Thursday, January 13, 2011

Wrong Done Right - #3

This entry is about a really upsetting story.
So here's a cute picture of my cats to take the edge off.

STORY: "Lechery" by Jayne Anne Phillips 
BASICALLY: An immensely disturbing (and probably triggering) story from the point of view of an abused foster girl. Her sexual slavery and own cyclical eruptions of abusive behavior are luridly, though not gratuitously, detailed. Not for the faint of heart. 
I highly recommend you read this, because it's a very well-written story. You should know, though, that it's appalling. I hardly know how to talk about it, dealing, as it does, with the worst impulses of humanity's most damaged specimens. The story opens with a teenage girl luring prepubescent boys into abandoned cars to look at dirty pictures. Sexual acts follow. The prose is dark and restrained, but it doesn't pull any punches. I'd give you some quotes, but I think I'd have to put one of those WARNING NOT FOR THE TENDER CHILLUNS screens up on the blog—just trust me when I say that Jayne Anne Phillips establishes a first person female voice which terrifies and fascinates the reader from the very outset. It's crass, filthy-mouthed, lascivious. It alienates with its fixation on the physical traits of young boys, and disturbs with its hints of malice. But it demands that you keep reading.
That first-person voice does something else, too. I'll talk about it in a minute.
From the get-go, Phillips uses unrelentingly gritty language to ensure that the reader condemns her protagonist, who's "nearly fifteen." But then she breaks open the nightmare with a haunting paragraph that begins to raise even more serious questions:
In the foster homes they used to give me dolls and I played the church game. At first I waited till everyone left the house. Then it didn't matter who was around. I lined up all the dolls on the couch, I sat them one after the other. They were ugly, most of them had no clothes or backward arms. They were dolls from the trash, the Salvation Army, at Christmas, junk-sale dolls. One of them was in a fire. The plastic hand was missing, melted into a bubbled fountain dribbling in nubs down the arm. We faced the front of the room. I made us sit for hours unmoving, listening to nothing at all and watching someone preach.
This recitation is instantly ominous. What normal child plays like this? What has she gone through? What does it mean? (Notice how effectively the "here's something weird I do that tells you about my character" trope is employed here. There's a complete fusion of the childhood oddity with believability.
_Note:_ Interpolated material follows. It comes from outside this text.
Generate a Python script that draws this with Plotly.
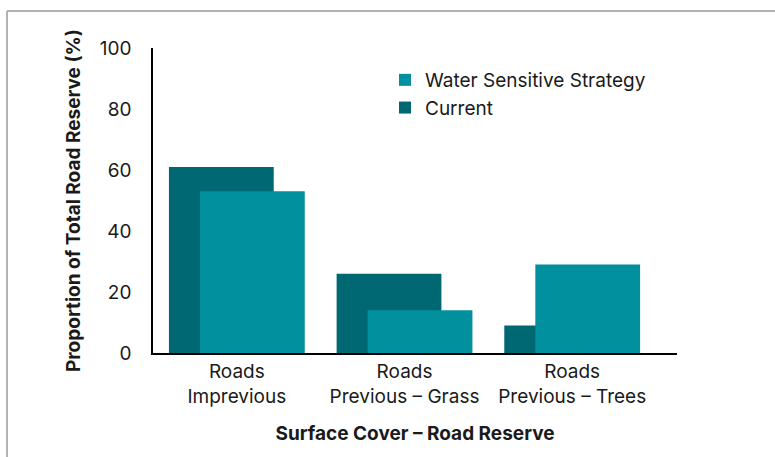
import plotly.graph_objects as go

categories = ["Roads<br>Imprevious", "Roads<br>Previous – Grass", "Roads<br>Previous – Trees"]
current = [61, 26, 9]
water_sensitive = [53, 14, 29]
y_ticks = [0, 20, 40, 60, 80, 100]

FONT = "Inter"
C_CUR = "#006872"
C_WSS = "#00909E"

fig = go.Figure()
fig.add_trace(go.Bar(x=categories, y=current, name="Current", marker_color=C_CUR,
                     width=0.625, offset=-0.405, marker_line_width=0))
fig.add_trace(go.Bar(x=categories, y=water_sensitive, name="Water Sensitive Strategy",
                     marker_color=C_WSS, width=0.625, offset=-0.22, marker_line_width=0))

L, R, T, B = 153, 677, 48, 353
W, H = 775, 457
pw, ph = R - L, B - T

def px(x):
    return (x - L) / pw

def py(y):
    return (B - y) / ph

fig.update_layout(
    width=W, height=H,
    margin=dict(l=L, r=W - R, t=T, b=H - B, pad=0),
    barmode="overlay",
    plot_bgcolor="white", paper_bgcolor="white",
    font=dict(family=FONT, size=19, color="#1a1a1a"),
    showlegend=True,
    legend=dict(x=px(385), y=py(61), xanchor="left", yanchor="top",
                traceorder="reversed", font=dict(size=19, family=FONT),
                bgcolor="rgba(0,0,0,0)", itemwidth=30, tracegroupgap=0),
    xaxis=dict(range=[-0.5, 2.625], showline=True, linecolor="black", linewidth=2,
               ticks="", showgrid=False, zeroline=False,
               tickfont=dict(size=19, family=FONT),
               title=dict(text="<b>Surface Cover – Road Reserve</b>", font=dict(size=19, family=FONT), standoff=20)),
    yaxis=dict(range=[0, 100], tickvals=y_ticks, showline=True, linecolor="black", linewidth=1.5,
               ticks="", showgrid=False, zeroline=False, ticklabelstandoff=16,
               tickfont=dict(size=19, family=FONT),
               title=dict(text="<b>Proportion of Total Road Reserve (%)</b>", font=dict(size=19, family=FONT), standoff=14)),
    shapes=[
        dict(type="line", xref="paper", yref="paper", x0=px(7), x1=px(780), y0=py(11), y1=py(11),
             line=dict(color="#b3b3b3", width=2)),
        dict(type="line", xref="paper", yref="paper", x0=px(7), x1=px(7), y0=py(11), y1=py(470),
             line=dict(color="#b3b3b3", width=2)),
    ],
)

fig.write_html("out.html", config={"displayModeBar": False},
               post_script="document.body.style.margin='0';")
It doesn't slide into maudlin territory because we've already been shocked by the beginning and are scrambling to create a context that allows for both of these versions of the narrator—the unrepentant victimizer and the child annihilated by her circumstances.) Then the author ups the stakes: in the very next section, the narrator calmly intones, "Uncle Wumpy gave me a doll."
To develop the character's psyche further, Phillips moves back and forth between scenes of appalling abuse (the couple that buys her for $30, feeds her pills, rapes her) to emotionless reminiscences of how her damage has manifested itself:
I remember like this: Natalie watches me all the time. They're gone all day, we stay alone with the silent baby. Once there's no food but a box of salt. Bright blue box, the silver spout pops out. The girl with the umbrella dimples and swings her pony tails, flashes her white skin. I can eat it Natalie. I can eat it all. She looks out the window at the snow. I know she's scared. I sit down on the floor at her feet. The box is round like a tom-tom, I tip it up. Salt comes in my mouth so fast, fills me up but I can't quit pouring it. . . . I start to strangle but Natalie won't look, she screams and screams. She kicks at me with her bare blue feet, the box flies across the room throwing fans of salt. When it gets dark, salt gleams on the floor with a strange cool light. Natalie stays in her chair without moving and I get to sleep alone.
This is a mild example—others are vastly more sordid, though deliberately connected to this incident through their imagery—but I am amazed at what Phillips manages here. Even as she shows her character engaging again and again in horrific acts, she is simultaneously creating an expanding context for those acts. Our sympathies don't know which way to turn.
I think it all rests on first person narration. The girl starts out defensive, deliberately provocative, but she soon settles into telling a story that, it becomes clear, she hasn't herself been equipped to understand. The unnamed "I" draws us in and we find that we have become complicit—we are privy to these secrets, we know what's going on, and we yet we do nothing. We don't know how to protect this girl.
Apparently, this stuff is called dirty realism, and it lives up to its name. I don't know that I'll ever deliberately seek anything else out by Jayne Anne Phillips, but I can't help but admire a literary gaze that's so unflinching. If you want to see a staggering approach to dark topics, this is an author who should be on your radar.